By Margaret SteenIf you're out of work and your job hunt is not going well, you may be considering taking a "survival job" -- one that will help pay the bills but doesn't compare to the one you lost.
But how will employers considering you for a professional job view a stint working retail or doing low-level work in your field?
Experts say this is the wrong question. The key is to consider your own circumstances, rather than what other people will think.
Stigma Factor Wanes
For example, some people consider a survival job because they're convinced they will seem more appealing to employers if they are employed. But Mary Jeanne Vincent, a career coach in Monterey, California, said employers have grown more understanding of unemployment.

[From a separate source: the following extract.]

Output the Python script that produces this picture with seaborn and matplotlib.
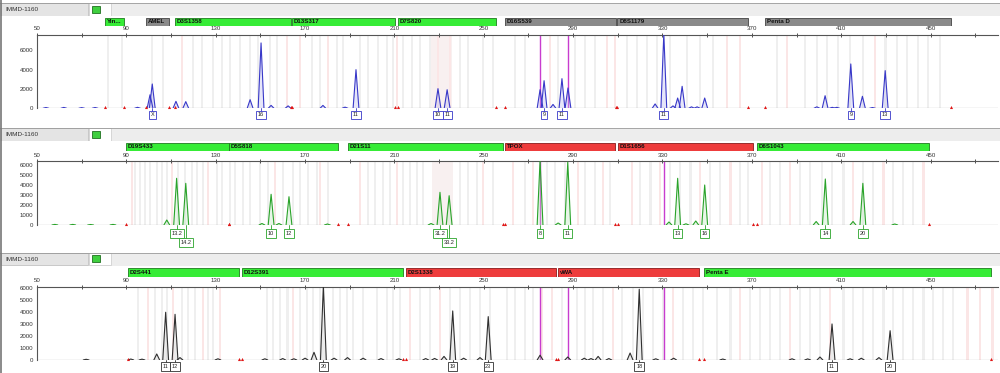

"Today, it happens so frequently, it just doesn't have the stigma," she says.
On the other hand, some people may resist taking a survival job because they don't know how they'll explain it to potential employers. This, too, is the wrong way to approach the issue.
As long as you can explain your decision in positive terms -- whether it's how you have been spending your time while not working or what you have learned from your survival job -- you don't need to worry much about employers' opinions.
"How do you explain what you gained from doing it, and why you did it?" says Ken Soper, a career counselor in Grand Rapids, Michigan.
Instead, focus on your own situation -- beginning with finances.
"Some people are very close to the edge" financially, Vincent says. If you can't put food on the table or fear you might lose your home, then you shouldn't hesitate to take a paying job.
Factors for Your Decision
On the other hand, Vincent said she sees some people who have been job hunting only a few weeks and think they should take any job that's offered, even if they have the money to search longer. That can be a mistake as well.
When weighing whether to take a survival job, consider these advantages:
- It shows your character. "It will say something about your values and how hard a worker you are -- you're willing to do what needs to be done," Soper says.
- It expands your horizons. "Sometimes it opens up opportunities that you would never have considered," Vincent says.
- It slows the financial bleeding.
Weigh them against these disadvantages:
- It will slow your search for a better job. It takes time and energy to look for a job, and working will cut into both. Consider how you will carve out time to continue your job search.
- It could halt your search altogether. "You don't want to get a false sense of security" and stop looking for the job you really want, Vincent says.
- It may not pay enough to make it worth your time. A commission-only job, for example, may feel good because it gives you something to do. But selling things in a down economy is tough, and you may expend a lot of time and energy without really helping your financial situation.